[Stored data entries]

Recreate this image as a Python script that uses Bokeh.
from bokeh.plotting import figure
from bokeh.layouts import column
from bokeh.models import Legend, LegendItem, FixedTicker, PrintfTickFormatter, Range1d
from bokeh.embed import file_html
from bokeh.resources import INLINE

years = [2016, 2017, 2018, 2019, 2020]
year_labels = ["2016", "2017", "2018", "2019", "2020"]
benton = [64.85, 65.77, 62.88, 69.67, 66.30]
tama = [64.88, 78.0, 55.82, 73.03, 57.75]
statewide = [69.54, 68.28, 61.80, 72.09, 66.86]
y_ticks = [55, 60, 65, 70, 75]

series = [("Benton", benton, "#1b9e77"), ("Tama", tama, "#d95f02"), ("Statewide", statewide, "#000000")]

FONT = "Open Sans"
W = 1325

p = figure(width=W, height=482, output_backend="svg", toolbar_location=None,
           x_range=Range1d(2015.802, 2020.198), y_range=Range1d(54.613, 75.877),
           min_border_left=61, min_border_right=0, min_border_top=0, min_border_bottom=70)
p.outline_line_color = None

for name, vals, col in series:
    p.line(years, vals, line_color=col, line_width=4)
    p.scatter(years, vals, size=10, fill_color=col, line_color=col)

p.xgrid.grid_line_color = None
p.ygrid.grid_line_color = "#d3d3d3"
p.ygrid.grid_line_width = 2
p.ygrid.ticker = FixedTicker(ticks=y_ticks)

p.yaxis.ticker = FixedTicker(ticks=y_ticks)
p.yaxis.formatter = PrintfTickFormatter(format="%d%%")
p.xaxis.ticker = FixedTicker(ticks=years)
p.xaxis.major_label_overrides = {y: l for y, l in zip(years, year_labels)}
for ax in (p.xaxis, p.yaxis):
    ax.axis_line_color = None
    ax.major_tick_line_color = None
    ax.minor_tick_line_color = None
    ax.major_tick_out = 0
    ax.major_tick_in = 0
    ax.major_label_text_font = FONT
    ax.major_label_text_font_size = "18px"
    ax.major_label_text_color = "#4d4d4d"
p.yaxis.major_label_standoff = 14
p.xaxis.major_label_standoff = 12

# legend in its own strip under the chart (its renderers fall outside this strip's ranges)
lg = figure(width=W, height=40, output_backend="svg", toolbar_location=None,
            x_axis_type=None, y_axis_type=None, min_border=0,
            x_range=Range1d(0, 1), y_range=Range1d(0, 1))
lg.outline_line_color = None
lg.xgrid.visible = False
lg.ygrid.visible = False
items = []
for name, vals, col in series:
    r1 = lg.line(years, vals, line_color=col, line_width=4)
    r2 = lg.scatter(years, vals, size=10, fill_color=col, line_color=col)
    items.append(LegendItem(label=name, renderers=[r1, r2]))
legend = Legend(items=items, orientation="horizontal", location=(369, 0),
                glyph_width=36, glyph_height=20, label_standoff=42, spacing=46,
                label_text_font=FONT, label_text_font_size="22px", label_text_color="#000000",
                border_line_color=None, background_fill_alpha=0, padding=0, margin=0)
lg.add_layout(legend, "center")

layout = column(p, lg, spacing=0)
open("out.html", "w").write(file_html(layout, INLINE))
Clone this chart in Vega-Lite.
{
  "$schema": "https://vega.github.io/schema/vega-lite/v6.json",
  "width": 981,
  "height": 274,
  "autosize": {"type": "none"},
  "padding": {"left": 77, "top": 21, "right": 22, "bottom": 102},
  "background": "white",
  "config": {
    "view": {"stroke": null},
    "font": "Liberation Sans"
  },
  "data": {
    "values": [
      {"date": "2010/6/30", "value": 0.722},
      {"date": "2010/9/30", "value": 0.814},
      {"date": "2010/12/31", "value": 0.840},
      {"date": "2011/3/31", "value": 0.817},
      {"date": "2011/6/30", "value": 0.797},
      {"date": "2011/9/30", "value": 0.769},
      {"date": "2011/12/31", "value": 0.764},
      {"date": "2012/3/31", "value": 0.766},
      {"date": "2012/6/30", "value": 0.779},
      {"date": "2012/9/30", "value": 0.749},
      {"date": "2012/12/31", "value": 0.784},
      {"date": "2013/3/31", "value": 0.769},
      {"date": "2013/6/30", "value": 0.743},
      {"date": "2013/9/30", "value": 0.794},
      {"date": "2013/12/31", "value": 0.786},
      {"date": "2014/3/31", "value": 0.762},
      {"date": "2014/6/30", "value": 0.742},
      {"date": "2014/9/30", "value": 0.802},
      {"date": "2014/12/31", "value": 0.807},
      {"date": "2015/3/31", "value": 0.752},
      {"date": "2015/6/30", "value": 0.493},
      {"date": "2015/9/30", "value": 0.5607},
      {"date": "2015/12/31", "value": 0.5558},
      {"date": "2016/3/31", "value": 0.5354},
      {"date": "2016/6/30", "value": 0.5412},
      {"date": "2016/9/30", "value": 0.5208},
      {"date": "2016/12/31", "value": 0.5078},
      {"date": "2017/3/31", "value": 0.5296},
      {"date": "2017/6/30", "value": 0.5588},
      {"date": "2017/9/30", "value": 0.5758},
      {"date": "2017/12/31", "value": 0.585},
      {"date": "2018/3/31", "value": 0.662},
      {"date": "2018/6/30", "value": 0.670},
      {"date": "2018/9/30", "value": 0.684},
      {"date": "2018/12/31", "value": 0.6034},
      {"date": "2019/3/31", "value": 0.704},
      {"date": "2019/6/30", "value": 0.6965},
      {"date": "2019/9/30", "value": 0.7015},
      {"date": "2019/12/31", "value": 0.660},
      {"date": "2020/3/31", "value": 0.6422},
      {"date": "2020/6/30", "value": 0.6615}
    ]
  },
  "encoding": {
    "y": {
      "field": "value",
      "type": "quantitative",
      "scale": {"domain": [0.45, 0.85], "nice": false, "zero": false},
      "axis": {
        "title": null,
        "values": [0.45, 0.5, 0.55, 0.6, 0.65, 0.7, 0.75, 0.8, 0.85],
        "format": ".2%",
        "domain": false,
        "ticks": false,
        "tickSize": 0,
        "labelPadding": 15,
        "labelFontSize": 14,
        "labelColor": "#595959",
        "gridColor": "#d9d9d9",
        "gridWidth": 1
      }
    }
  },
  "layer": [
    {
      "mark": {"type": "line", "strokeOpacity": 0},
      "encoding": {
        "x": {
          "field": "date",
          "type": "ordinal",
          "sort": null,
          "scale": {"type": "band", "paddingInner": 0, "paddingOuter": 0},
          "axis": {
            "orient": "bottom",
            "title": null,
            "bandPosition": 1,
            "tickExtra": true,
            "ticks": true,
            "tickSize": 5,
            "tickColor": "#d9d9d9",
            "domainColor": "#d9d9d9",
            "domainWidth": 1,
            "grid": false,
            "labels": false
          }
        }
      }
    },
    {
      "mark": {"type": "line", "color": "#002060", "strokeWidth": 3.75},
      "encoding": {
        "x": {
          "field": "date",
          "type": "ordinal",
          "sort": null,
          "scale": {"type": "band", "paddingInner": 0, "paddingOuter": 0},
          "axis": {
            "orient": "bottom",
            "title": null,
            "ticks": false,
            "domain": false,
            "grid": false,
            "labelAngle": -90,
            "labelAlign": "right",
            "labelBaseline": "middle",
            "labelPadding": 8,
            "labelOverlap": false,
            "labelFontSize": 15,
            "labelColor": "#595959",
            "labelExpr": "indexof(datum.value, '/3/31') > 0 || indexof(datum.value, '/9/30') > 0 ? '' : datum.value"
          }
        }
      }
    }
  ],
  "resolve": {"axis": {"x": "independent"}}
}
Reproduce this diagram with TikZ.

● Instruction
Set down every line of the listing above again, exactly as given.

● Correct result
Recreate this image as a Python script that uses Bokeh.
from bokeh.plotting import figure
from bokeh.layouts import column
from bokeh.models import Legend, LegendItem, FixedTicker, PrintfTickFormatter, Range1d
from bokeh.embed import file_html
from bokeh.resources import INLINE

years = [2016, 2017, 2018, 2019, 2020]
year_labels = ["2016", "2017", "2018", "2019", "2020"]
benton = [64.85, 65.77, 62.88, 69.67, 66.30]
tama = [64.88, 78.0, 55.82, 73.03, 57.75]
statewide = [69.54, 68.28, 61.80, 72.09, 66.86]
y_ticks = [55, 60, 65, 70, 75]

series = [("Benton", benton, "#1b9e77"), ("Tama", tama, "#d95f02"), ("Statewide", statewide, "#000000")]

FONT = "Open Sans"
W = 1325

p = figure(width=W, height=482, output_backend="svg", toolbar_location=None,
           x_range=Range1d(2015.802, 2020.198), y_range=Range1d(54.613, 75.877),
           min_border_left=61, min_border_right=0, min_border_top=0, min_border_bottom=70)
p.outline_line_color = None

for name, vals, col in series:
    p.line(years, vals, line_color=col, line_width=4)
    p.scatter(years, vals, size=10, fill_color=col, line_color=col)

p.xgrid.grid_line_color = None
p.ygrid.grid_line_color = "#d3d3d3"
p.ygrid.grid_line_width = 2
p.ygrid.ticker = FixedTicker(ticks=y_ticks)

p.yaxis.ticker = FixedTicker(ticks=y_ticks)
p.yaxis.formatter = PrintfTickFormatter(format="%d%%")
p.xaxis.ticker = FixedTicker(ticks=years)
p.xaxis.major_label_overrides = {y: l for y, l in zip(years, year_labels)}
for ax in (p.xaxis, p.yaxis):
    ax.axis_line_color = None
    ax.major_tick_line_color = None
    ax.minor_tick_line_color = None
    ax.major_tick_out = 0
    ax.major_tick_in = 0
    ax.major_label_text_font = FONT
    ax.major_label_text_font_size = "18px"
    ax.major_label_text_color = "#4d4d4d"
p.yaxis.major_label_standoff = 14
p.xaxis.major_label_standoff = 12

# legend in its own strip under the chart (its renderers fall outside this strip's ranges)
lg = figure(width=W, height=40, output_backend="svg", toolbar_location=None,
            x_axis_type=None, y_axis_type=None, min_border=0,
            x_range=Range1d(0, 1), y_range=Range1d(0, 1))
lg.outline_line_color = None
lg.xgrid.visible = False
lg.ygrid.visible = False
items = []
for name, vals, col in series:
    r1 = lg.line(years, vals, line_color=col, line_width=4)
    r2 = lg.scatter(years, vals, size=10, fill_color=col, line_color=col)
    items.append(LegendItem(label=name, renderers=[r1, r2]))
legend = Legend(items=items, orientation="horizontal", location=(369, 0),
                glyph_width=36, glyph_height=20, label_standoff=42, spacing=46,
                label_text_font=FONT, label_text_font_size="22px", label_text_color="#000000",
                border_line_color=None, background_fill_alpha=0, padding=0, margin=0)
lg.add_layout(legend, "center")

layout = column(p, lg, spacing=0)
open("out.html", "w").write(file_html(layout, INLINE))
Clone this chart in Vega-Lite.
{
  "$schema": "https://vega.github.io/schema/vega-lite/v6.json",
  "width": 981,
  "height": 274,
  "autosize": {"type": "none"},
  "padding": {"left": 77, "top": 21, "right": 22, "bottom": 102},
  "background": "white",
  "config": {
    "view": {"stroke": null},
    "font": "Liberation Sans"
  },
  "data": {
    "values": [
      {"date": "2010/6/30", "value": 0.722},
      {"date": "2010/9/30", "value": 0.814},
      {"date": "2010/12/31", "value": 0.840},
      {"date": "2011/3/31", "value": 0.817},
      {"date": "2011/6/30", "value": 0.797},
      {"date": "2011/9/30", "value": 0.769},
      {"date": "2011/12/31", "value": 0.764},
      {"date": "2012/3/31", "value": 0.766},
      {"date": "2012/6/30", "value": 0.779},
      {"date": "2012/9/30", "value": 0.749},
      {"date": "2012/12/31", "value": 0.784},
      {"date": "2013/3/31", "value": 0.769},
      {"date": "2013/6/30", "value": 0.743},
      {"date": "2013/9/30", "value": 0.794},
      {"date": "2013/12/31", "value": 0.786},
      {"date": "2014/3/31", "value": 0.762},
      {"date": "2014/6/30", "value": 0.742},
      {"date": "2014/9/30", "value": 0.802},
      {"date": "2014/12/31", "value": 0.807},
      {"date": "2015/3/31", "value": 0.752},
      {"date": "2015/6/30", "value": 0.493},
      {"date": "2015/9/30", "value": 0.5607},
      {"date": "2015/12/31", "value": 0.5558},
      {"date": "2016/3/31", "value": 0.5354},
      {"date": "2016/6/30", "value": 0.5412},
      {"date": "2016/9/30", "value": 0.5208},
      {"date": "2016/12/31", "value": 0.5078},
      {"date": "2017/3/31", "value": 0.5296},
      {"date": "2017/6/30", "value": 0.5588},
      {"date": "2017/9/30", "value": 0.5758},
      {"date": "2017/12/31", "value": 0.585},
      {"date": "2018/3/31", "value": 0.662},
      {"date": "2018/6/30", "value": 0.670},
      {"date": "2018/9/30", "value": 0.684},
      {"date": "2018/12/31", "value": 0.6034},
      {"date": "2019/3/31", "value": 0.704},
      {"date": "2019/6/30", "value": 0.6965},
      {"date": "2019/9/30", "value": 0.7015},
      {"date": "2019/12/31", "value": 0.660},
      {"date": "2020/3/31", "value": 0.6422},
      {"date": "2020/6/30", "value": 0.6615}
    ]
  },
  "encoding": {
    "y": {
      "field": "value",
      "type": "quantitative",
      "scale": {"domain": [0.45, 0.85], "nice": false, "zero": false},
      "axis": {
        "title": null,
        "values": [0.45, 0.5, 0.55, 0.6, 0.65, 0.7, 0.75, 0.8, 0.85],
        "format": ".2%",
        "domain": false,
        "ticks": false,
        "tickSize": 0,
        "labelPadding": 15,
        "labelFontSize": 14,
        "labelColor": "#595959",
        "gridColor": "#d9d9d9",
        "gridWidth": 1
      }
    }
  },
  "layer": [
    {
      "mark": {"type": "line", "strokeOpacity": 0},
      "encoding": {
        "x": {
          "field": "date",
          "type": "ordinal",
          "sort": null,
          "scale": {"type": "band", "paddingInner": 0, "paddingOuter": 0},
          "axis": {
            "orient": "bottom",
            "title": null,
            "bandPosition": 1,
            "tickExtra": true,
            "ticks": true,
            "tickSize": 5,
            "tickColor": "#d9d9d9",
            "domainColor": "#d9d9d9",
            "domainWidth": 1,
            "grid": false,
            "labels": false
          }
        }
      }
    },
    {
      "mark": {"type": "line", "color": "#002060", "strokeWidth": 3.75},
      "encoding": {
        "x": {
          "field": "date",
          "type": "ordinal",
          "sort": null,
          "scale": {"type": "band", "paddingInner": 0, "paddingOuter": 0},
          "axis": {
            "orient": "bottom",
            "title": null,
            "ticks": false,
            "domain": false,
            "grid": false,
            "labelAngle": -90,
            "labelAlign": "right",
            "labelBaseline": "middle",
            "labelPadding": 8,
            "labelOverlap": false,
            "labelFontSize": 15,
            "labelColor": "#595959",
            "labelExpr": "indexof(datum.value, '/3/31') > 0 || indexof(datum.value, '/9/30') > 0 ? '' : datum.value"
          }
        }
      }
    }
  ],
  "resolve": {"axis": {"x": "independent"}}
}
Reproduce this diagram with TikZ.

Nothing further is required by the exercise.